However, there are several bugs in the software as it stands at the moment. Nothing massively corrupting or crashing, just little annoyances and unnecessary options that I haven't fixed or put into the game yet.

There is another thing though, that I feel the need to talk about. For those of you who are casual readers this may be new news, but for those who have been following this game's development from the beginning, this will be old news.

All of the graphics you're seeing in the screenshots and videos to date are temporary. Textures, models, lighting, etc, it's all temporary while we get the - very intricate - technology that drives the game running. The final game, that you will get to try out for yourself at the end of the year, will look MUCH better than it does now. We will be applying high definition normal mapped textures, proper vertex lighting systems making use of shadow, volumetric lighting, specular bloom, etc. It's all going to be in there, but it's not being worked on quite yet as we want to get the game working first. But it seems that people are curious, so here's an early example of the comparison between the engine without normal mapping and vertex lighting and the engine with normal mapping and vertex lighting. It's only a very early test, but soon it will be being applied to the game on all of its assets

The reason I bring this up is due to a few sites comparing our game to another indie game in development, called Legend of Grimrock. First of all, I'd like to say that we're all REALLY looking forward to playing that game. It looks incredible, and the people working on it are legends in the games industry and have started working on something that looks like it's going to be VERY fun!

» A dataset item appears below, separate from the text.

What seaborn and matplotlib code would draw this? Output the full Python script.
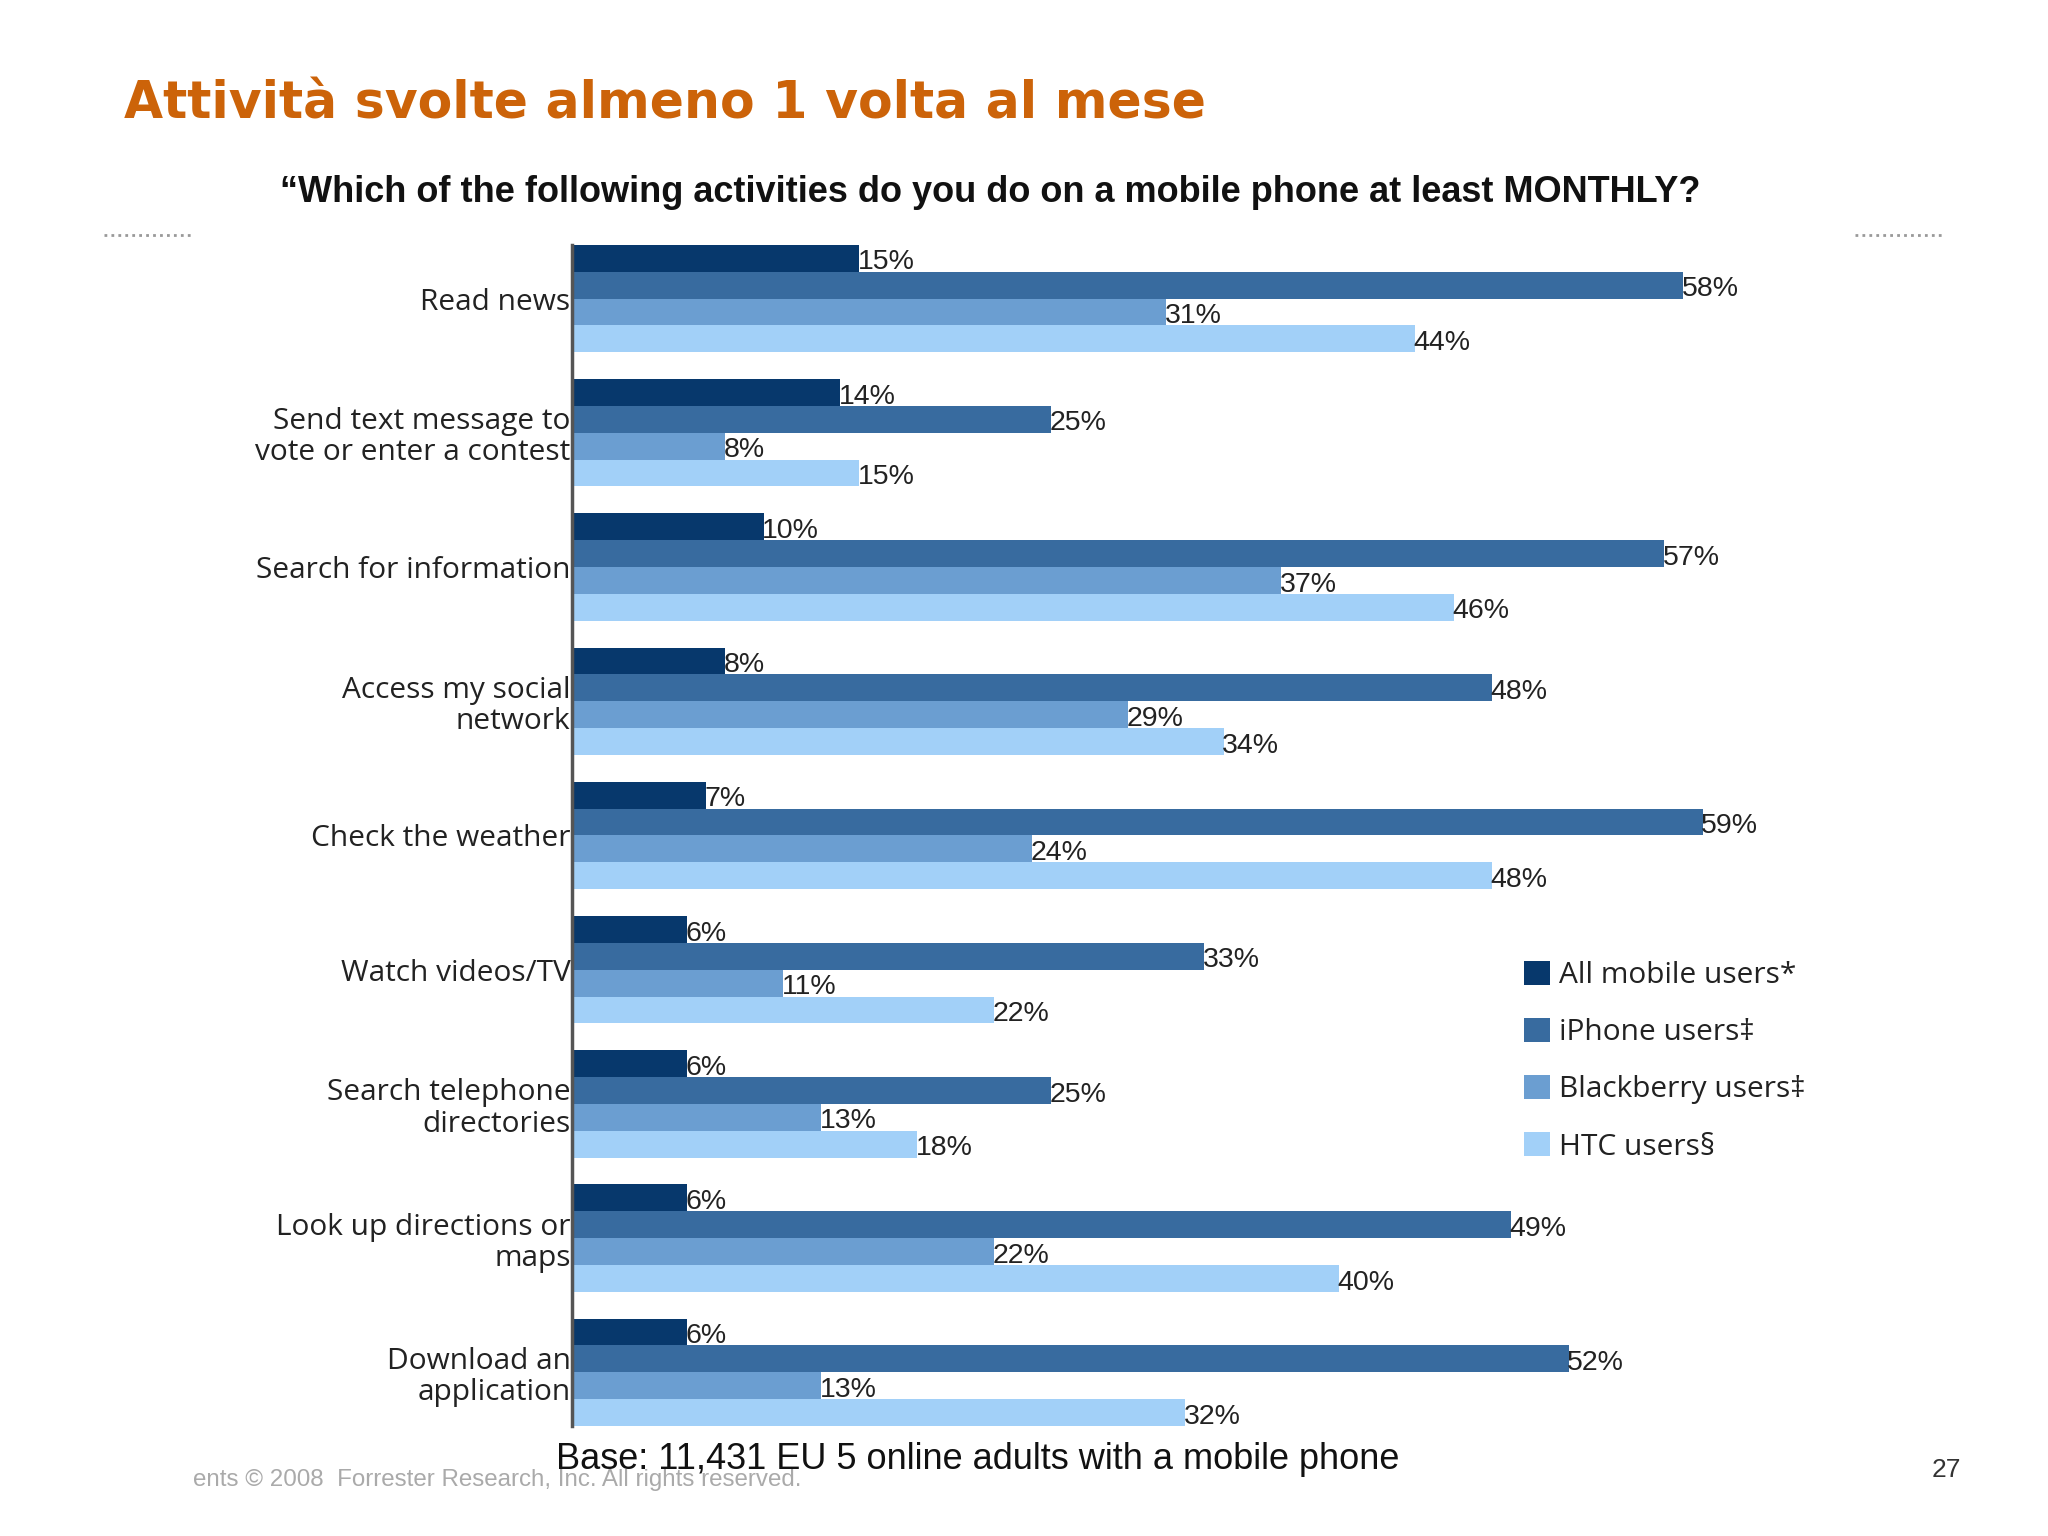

Legend of Grimrock is played in the same style as Malevolence, in that it is a turn-based first person game making use of modern graphics, and has also been heavily influenced by classics such as Might & Magic and Eye of the Beholder, however, that's where the likeness between the games stops. Keep in mind that Malevolence is going to have an infinite game world comprised of not only dungeons, but endless fields, mountains, forests, cities and more. Its item and magic generation system are also infinite, as well as many other portions of the game. No part of the in-game world has been touched by a level designer of any kind, and has been generated from the ground up via our custom procedural engine.

Grimrock at the moment looks much prettier than Malevolence, but their team have obviously done work on their visuals first - which is perfectly fine, and often happens in game development - and we most definitely congratulate them for making an exquisite looking game (and we will all be buying copies when it's finished, trust me) but to compare Malevolence to Grimrock would be like comparing Crash Bandicoot to R-Type just because they're both side-scrollers.

If it's pretty graphics you're after, then have no fear, as Malevolence has got them coming. We've merely been getting the intricate procedural world generation system working flawlessly before making it look pretty.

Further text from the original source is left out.